**GIVEN REQUEST**. Using the material that follows, identify and copy each line with the string "this".

**PROVIDED RECORDS**.
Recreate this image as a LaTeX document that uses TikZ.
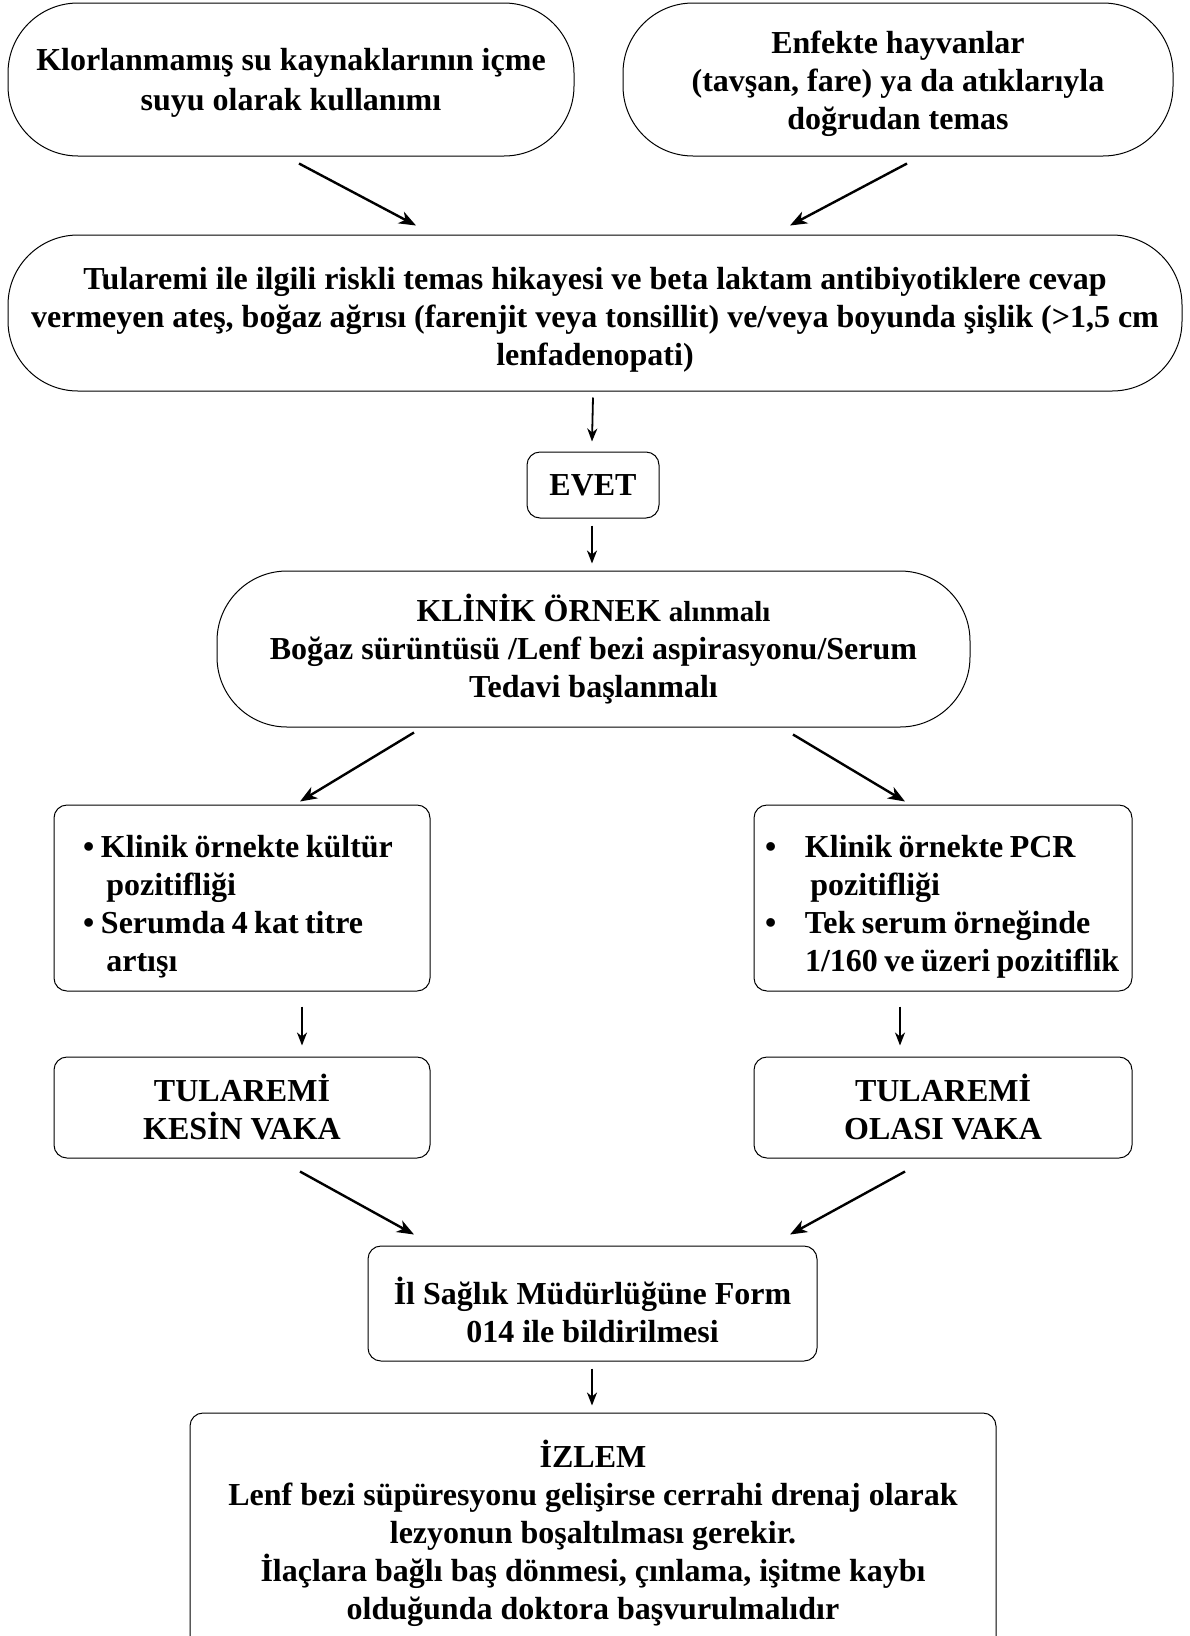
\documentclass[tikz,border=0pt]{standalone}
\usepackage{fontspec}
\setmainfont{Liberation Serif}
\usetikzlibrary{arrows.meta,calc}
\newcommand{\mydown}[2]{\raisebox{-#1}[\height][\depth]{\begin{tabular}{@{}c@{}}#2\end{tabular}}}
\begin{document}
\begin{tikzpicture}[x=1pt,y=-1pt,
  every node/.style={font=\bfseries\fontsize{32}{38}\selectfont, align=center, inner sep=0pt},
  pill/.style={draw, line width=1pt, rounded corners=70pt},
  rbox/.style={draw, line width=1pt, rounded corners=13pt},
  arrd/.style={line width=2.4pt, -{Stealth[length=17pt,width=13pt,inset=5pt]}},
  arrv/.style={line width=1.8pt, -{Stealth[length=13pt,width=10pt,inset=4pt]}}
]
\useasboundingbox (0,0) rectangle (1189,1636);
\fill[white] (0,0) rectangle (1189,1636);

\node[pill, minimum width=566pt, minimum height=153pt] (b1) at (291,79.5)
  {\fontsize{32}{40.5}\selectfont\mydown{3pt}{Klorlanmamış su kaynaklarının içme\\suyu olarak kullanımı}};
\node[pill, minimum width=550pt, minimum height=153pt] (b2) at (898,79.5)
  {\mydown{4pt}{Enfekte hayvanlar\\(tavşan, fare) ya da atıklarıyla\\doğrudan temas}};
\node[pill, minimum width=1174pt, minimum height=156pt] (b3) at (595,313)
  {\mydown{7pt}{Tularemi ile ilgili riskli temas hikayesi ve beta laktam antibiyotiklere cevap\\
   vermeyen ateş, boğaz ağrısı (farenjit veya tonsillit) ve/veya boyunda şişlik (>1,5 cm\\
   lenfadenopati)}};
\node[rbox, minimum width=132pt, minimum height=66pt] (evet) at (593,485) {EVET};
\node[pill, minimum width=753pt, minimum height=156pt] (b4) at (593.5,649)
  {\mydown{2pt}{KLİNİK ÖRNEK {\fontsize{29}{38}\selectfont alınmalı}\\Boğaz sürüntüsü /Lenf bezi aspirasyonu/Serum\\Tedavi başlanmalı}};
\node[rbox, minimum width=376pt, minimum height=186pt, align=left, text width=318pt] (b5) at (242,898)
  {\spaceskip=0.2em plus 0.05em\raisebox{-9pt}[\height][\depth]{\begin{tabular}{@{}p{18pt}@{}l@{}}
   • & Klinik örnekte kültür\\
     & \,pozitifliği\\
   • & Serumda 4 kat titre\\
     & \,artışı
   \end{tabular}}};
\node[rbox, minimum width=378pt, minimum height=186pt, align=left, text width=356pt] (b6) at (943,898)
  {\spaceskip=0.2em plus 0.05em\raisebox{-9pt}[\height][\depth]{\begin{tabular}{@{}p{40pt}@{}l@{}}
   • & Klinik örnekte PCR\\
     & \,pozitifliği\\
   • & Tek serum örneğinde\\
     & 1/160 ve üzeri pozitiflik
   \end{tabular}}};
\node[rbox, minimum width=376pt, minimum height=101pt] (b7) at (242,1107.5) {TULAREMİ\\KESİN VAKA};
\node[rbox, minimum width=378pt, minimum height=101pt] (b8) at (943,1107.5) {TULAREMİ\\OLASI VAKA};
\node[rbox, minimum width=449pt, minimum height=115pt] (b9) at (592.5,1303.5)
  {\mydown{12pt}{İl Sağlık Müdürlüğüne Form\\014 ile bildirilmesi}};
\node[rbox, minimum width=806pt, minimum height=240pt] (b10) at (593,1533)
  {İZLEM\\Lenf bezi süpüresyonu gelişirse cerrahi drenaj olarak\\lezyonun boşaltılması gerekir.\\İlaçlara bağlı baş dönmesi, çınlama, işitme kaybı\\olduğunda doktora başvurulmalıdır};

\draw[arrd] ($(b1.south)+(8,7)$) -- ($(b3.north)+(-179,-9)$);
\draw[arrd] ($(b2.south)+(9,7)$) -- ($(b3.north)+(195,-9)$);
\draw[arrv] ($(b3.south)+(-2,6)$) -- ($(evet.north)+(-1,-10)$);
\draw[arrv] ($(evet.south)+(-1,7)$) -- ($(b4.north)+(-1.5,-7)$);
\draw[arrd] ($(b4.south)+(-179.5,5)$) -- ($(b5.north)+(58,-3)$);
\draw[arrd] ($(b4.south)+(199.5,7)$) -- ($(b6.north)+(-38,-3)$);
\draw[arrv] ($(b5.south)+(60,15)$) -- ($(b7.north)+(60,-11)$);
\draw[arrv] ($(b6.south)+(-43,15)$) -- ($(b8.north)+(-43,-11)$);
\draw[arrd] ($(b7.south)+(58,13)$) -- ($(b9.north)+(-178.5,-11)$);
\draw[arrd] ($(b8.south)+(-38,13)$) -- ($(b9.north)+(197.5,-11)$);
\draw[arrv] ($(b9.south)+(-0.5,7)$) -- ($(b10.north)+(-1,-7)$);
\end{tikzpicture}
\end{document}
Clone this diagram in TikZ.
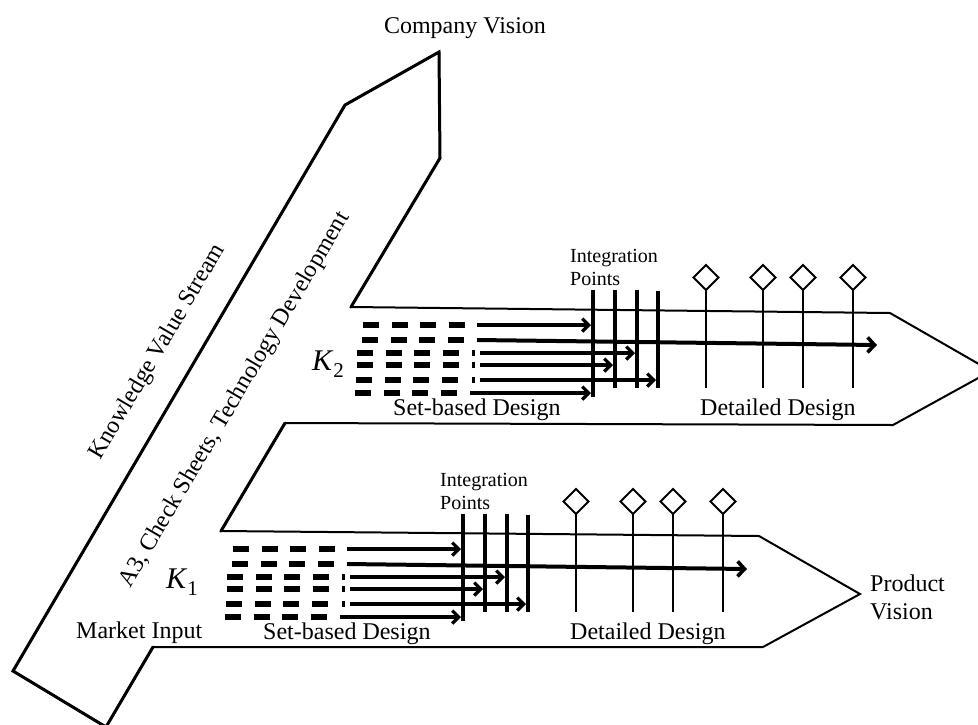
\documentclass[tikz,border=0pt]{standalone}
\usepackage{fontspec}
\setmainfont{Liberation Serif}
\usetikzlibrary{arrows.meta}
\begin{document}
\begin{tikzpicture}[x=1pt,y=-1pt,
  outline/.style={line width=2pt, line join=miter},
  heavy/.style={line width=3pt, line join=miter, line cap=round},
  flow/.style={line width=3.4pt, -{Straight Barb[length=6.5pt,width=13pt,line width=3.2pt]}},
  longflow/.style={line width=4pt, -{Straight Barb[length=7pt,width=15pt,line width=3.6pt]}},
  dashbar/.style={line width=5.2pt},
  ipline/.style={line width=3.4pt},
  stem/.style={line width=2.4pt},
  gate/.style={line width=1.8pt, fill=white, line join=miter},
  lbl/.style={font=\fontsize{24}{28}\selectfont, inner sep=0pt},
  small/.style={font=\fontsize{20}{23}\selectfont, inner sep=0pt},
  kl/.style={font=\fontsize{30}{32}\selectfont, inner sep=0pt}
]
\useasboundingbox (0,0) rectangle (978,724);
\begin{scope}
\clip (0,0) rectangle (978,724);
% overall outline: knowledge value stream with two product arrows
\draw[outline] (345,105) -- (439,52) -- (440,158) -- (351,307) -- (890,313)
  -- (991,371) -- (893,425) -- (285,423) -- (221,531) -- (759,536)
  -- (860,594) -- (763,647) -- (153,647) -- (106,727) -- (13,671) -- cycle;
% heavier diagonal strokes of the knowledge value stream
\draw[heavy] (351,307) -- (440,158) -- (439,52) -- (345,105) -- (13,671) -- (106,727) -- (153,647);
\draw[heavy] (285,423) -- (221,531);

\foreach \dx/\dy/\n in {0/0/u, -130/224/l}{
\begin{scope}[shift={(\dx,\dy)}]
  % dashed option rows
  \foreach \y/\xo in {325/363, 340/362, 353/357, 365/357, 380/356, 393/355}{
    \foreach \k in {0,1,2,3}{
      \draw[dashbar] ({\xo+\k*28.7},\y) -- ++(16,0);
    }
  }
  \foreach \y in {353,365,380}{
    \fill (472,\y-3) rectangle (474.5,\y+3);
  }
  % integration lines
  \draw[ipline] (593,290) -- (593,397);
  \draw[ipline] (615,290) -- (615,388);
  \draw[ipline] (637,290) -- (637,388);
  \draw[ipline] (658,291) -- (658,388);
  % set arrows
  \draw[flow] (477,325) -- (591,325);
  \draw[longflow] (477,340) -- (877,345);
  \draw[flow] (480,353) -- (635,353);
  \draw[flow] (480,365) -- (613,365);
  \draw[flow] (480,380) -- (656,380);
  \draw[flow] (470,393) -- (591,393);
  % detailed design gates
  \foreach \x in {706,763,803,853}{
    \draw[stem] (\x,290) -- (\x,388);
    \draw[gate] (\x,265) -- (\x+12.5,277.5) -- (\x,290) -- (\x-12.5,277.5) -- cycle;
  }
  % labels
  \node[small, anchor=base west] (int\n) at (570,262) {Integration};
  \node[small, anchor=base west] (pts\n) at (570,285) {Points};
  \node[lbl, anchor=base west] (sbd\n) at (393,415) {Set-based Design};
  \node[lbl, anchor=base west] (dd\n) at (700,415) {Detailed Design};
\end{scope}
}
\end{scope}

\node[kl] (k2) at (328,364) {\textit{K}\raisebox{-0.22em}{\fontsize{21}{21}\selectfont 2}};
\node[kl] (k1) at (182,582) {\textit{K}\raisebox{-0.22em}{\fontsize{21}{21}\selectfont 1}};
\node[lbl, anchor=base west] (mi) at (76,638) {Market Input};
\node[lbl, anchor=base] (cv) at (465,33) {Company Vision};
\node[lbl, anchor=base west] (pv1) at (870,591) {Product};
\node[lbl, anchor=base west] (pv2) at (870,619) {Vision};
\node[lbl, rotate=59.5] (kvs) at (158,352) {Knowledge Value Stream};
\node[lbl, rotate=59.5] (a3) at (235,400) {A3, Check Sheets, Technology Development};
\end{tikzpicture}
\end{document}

**COMPLETED TASK**.
Recreate this image as a LaTeX document that uses TikZ.
Clone this diagram in TikZ.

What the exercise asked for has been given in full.